◆ SET TASK ◆
Print, exactly and with both ends included, the lines below that run from the one containing "Clone this chart in Plotly." to the one containing "return (B - y) / (B - T)". Pictures are omitted.

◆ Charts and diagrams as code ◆
## BEGIN
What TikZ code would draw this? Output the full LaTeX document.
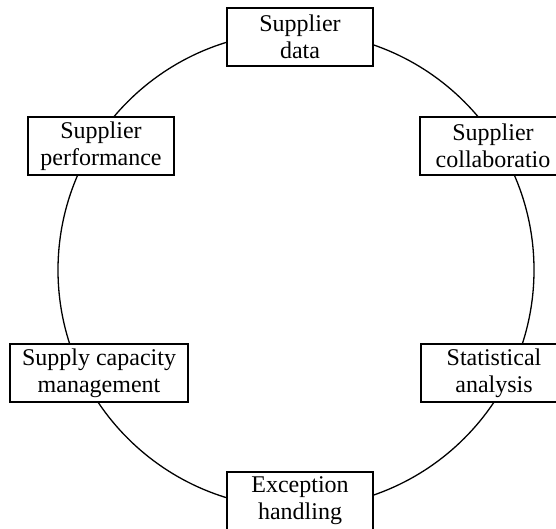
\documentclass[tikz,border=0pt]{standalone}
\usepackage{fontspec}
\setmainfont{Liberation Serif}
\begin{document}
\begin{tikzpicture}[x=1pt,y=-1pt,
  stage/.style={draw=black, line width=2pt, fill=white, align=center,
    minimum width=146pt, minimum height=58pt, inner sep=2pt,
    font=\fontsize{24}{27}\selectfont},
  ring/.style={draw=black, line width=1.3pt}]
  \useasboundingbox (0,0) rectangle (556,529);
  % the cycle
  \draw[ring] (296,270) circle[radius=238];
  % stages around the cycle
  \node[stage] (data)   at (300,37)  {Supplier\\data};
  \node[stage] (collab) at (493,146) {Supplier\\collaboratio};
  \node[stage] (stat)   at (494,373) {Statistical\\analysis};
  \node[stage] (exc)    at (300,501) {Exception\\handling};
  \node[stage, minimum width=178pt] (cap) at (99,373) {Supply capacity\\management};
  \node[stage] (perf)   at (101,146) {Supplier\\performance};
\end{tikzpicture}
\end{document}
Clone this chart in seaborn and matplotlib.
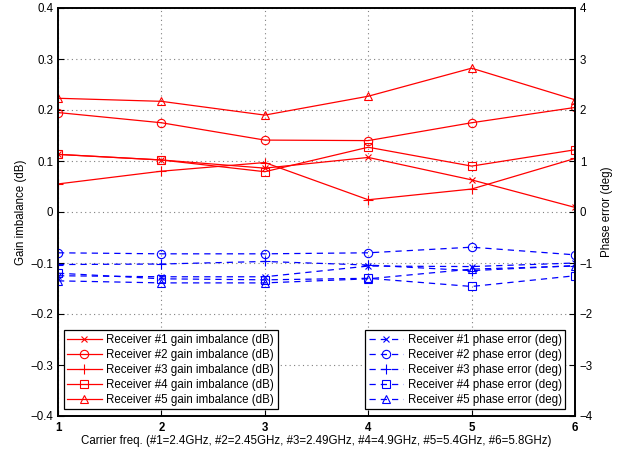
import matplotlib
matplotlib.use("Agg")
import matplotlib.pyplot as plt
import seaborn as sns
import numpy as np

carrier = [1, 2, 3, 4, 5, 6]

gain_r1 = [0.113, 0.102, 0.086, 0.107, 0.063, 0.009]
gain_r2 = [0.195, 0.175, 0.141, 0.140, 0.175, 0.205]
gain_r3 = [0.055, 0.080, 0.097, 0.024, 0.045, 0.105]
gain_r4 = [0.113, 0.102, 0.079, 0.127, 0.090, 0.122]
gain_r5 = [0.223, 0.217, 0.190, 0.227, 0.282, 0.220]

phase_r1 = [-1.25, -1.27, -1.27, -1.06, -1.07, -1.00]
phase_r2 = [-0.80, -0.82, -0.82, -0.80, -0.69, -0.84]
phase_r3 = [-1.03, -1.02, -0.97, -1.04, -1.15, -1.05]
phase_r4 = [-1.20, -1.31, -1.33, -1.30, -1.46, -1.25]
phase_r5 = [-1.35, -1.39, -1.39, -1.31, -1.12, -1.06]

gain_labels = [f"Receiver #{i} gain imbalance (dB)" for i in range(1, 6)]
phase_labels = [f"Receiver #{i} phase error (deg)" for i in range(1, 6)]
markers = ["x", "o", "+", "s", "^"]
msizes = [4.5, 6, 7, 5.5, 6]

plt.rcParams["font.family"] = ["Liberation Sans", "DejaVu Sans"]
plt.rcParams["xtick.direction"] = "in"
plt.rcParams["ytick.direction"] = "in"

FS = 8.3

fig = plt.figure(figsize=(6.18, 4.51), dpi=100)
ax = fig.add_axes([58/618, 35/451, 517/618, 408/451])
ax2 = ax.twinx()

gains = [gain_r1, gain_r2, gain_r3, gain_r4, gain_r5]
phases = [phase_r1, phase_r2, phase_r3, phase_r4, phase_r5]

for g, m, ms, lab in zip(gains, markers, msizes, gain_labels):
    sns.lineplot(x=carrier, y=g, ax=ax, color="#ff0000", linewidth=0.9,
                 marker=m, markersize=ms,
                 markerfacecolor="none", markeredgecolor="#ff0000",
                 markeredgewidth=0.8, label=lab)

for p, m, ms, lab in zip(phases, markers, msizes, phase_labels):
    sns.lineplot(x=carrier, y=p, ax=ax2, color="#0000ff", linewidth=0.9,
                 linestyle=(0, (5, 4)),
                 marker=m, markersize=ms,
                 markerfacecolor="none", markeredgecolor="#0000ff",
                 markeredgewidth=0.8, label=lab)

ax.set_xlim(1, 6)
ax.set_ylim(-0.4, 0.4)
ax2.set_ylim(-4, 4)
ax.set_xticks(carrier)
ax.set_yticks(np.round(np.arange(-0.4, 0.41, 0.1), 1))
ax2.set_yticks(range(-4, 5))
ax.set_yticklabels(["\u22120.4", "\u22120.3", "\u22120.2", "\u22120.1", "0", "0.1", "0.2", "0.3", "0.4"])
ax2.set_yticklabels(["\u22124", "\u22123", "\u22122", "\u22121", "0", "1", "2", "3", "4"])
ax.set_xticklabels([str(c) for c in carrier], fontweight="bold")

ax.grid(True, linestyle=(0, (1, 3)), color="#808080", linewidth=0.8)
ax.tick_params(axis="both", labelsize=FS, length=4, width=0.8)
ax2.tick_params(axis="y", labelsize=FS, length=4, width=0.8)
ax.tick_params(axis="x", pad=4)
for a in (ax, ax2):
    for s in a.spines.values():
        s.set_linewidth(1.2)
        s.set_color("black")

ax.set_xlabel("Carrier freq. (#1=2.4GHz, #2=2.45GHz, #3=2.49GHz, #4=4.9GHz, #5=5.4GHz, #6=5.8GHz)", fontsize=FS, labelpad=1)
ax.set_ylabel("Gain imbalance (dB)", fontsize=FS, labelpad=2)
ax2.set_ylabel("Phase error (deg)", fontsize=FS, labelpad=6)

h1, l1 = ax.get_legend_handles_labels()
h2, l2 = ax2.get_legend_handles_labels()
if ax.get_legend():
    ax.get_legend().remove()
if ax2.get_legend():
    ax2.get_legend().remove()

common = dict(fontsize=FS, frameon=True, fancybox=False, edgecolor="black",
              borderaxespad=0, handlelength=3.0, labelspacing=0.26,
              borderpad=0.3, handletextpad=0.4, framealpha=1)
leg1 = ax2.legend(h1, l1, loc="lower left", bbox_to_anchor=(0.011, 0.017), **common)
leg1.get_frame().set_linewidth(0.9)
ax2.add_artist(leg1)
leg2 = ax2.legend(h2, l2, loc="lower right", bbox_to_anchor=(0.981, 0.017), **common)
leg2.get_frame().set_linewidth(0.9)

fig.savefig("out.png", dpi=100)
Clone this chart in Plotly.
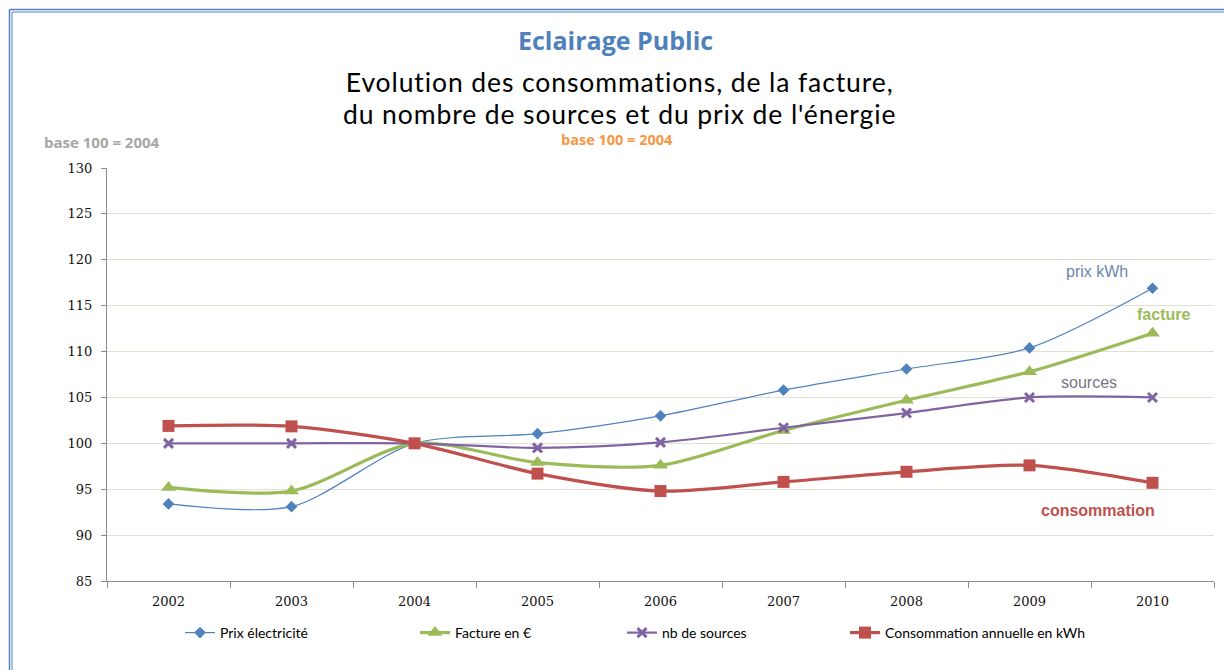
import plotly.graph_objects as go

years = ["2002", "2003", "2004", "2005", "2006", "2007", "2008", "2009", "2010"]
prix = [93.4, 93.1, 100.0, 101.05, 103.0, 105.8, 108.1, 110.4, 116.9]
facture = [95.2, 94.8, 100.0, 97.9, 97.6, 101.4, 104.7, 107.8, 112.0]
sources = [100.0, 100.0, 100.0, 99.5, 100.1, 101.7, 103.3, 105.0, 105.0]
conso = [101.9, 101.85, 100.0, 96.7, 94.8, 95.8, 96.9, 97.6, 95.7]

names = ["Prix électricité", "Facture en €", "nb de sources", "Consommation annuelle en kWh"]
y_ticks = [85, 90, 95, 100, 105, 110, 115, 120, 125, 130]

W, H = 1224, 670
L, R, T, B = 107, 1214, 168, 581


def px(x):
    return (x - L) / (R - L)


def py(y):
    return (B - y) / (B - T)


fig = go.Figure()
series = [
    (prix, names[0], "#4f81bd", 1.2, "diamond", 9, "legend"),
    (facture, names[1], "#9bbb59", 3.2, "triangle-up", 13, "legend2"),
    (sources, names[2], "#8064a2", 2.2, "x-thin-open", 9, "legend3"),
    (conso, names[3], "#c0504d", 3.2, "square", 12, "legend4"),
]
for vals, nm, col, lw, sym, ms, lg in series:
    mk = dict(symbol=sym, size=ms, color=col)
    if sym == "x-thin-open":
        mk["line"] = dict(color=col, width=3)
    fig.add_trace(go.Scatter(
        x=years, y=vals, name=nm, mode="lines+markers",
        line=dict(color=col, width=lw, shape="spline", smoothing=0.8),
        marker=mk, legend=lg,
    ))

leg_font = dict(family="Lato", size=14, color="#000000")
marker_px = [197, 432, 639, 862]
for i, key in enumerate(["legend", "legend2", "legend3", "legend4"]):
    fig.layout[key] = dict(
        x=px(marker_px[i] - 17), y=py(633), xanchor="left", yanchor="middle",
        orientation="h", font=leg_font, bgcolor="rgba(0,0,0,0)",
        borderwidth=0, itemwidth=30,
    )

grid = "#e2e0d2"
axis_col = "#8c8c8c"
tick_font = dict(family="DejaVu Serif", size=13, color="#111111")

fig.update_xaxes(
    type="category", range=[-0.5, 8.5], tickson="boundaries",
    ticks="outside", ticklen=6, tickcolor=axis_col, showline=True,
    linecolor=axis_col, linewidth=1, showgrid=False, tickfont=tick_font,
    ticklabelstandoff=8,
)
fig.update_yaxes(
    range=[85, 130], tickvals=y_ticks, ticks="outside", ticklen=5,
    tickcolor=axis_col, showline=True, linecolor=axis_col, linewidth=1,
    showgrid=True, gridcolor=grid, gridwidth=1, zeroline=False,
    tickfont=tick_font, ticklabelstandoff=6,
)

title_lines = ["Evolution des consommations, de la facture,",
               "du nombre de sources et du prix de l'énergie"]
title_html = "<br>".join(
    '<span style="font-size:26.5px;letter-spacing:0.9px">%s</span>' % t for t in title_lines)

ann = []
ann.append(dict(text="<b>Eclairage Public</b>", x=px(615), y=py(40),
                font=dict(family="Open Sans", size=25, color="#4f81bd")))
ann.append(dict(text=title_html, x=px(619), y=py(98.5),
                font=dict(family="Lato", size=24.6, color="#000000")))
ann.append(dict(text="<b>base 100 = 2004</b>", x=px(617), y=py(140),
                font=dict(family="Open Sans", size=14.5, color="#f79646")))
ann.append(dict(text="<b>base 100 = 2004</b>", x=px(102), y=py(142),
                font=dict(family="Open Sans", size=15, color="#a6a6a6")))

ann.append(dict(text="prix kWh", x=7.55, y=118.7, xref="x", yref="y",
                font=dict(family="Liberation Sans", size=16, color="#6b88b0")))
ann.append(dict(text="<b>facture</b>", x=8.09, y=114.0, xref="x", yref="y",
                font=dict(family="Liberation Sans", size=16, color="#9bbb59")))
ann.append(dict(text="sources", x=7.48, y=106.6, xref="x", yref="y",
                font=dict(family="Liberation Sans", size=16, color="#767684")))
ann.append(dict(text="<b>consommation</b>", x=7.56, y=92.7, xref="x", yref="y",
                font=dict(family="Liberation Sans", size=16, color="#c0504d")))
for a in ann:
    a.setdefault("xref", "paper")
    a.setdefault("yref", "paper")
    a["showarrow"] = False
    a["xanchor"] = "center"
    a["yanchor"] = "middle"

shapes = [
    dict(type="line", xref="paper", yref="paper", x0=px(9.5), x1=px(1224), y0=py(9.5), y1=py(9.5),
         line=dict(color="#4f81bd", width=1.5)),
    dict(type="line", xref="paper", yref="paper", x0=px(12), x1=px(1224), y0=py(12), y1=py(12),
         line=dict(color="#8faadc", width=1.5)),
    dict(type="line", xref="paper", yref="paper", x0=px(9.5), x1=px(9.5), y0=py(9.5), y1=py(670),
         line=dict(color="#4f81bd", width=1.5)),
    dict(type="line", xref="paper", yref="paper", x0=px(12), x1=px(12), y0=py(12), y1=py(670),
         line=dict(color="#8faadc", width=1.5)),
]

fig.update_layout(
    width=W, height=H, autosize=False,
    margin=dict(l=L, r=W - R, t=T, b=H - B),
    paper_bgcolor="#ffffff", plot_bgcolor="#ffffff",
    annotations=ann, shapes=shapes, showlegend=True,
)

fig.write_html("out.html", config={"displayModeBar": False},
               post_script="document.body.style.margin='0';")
## END
◆ RESPONSE TO THE TASK ◆
Clone this chart in Plotly.
import plotly.graph_objects as go

years = ["2002", "2003", "2004", "2005", "2006", "2007", "2008", "2009", "2010"]
prix = [93.4, 93.1, 100.0, 101.05, 103.0, 105.8, 108.1, 110.4, 116.9]
facture = [95.2, 94.8, 100.0, 97.9, 97.6, 101.4, 104.7, 107.8, 112.0]
sources = [100.0, 100.0, 100.0, 99.5, 100.1, 101.7, 103.3, 105.0, 105.0]
conso = [101.9, 101.85, 100.0, 96.7, 94.8, 95.8, 96.9, 97.6, 95.7]

names = ["Prix électricité", "Facture en €", "nb de sources", "Consommation annuelle en kWh"]
y_ticks = [85, 90, 95, 100, 105, 110, 115, 120, 125, 130]

W, H = 1224, 670
L, R, T, B = 107, 1214, 168, 581


def px(x):
    return (x - L) / (R - L)


def py(y):
    return (B - y) / (B - T)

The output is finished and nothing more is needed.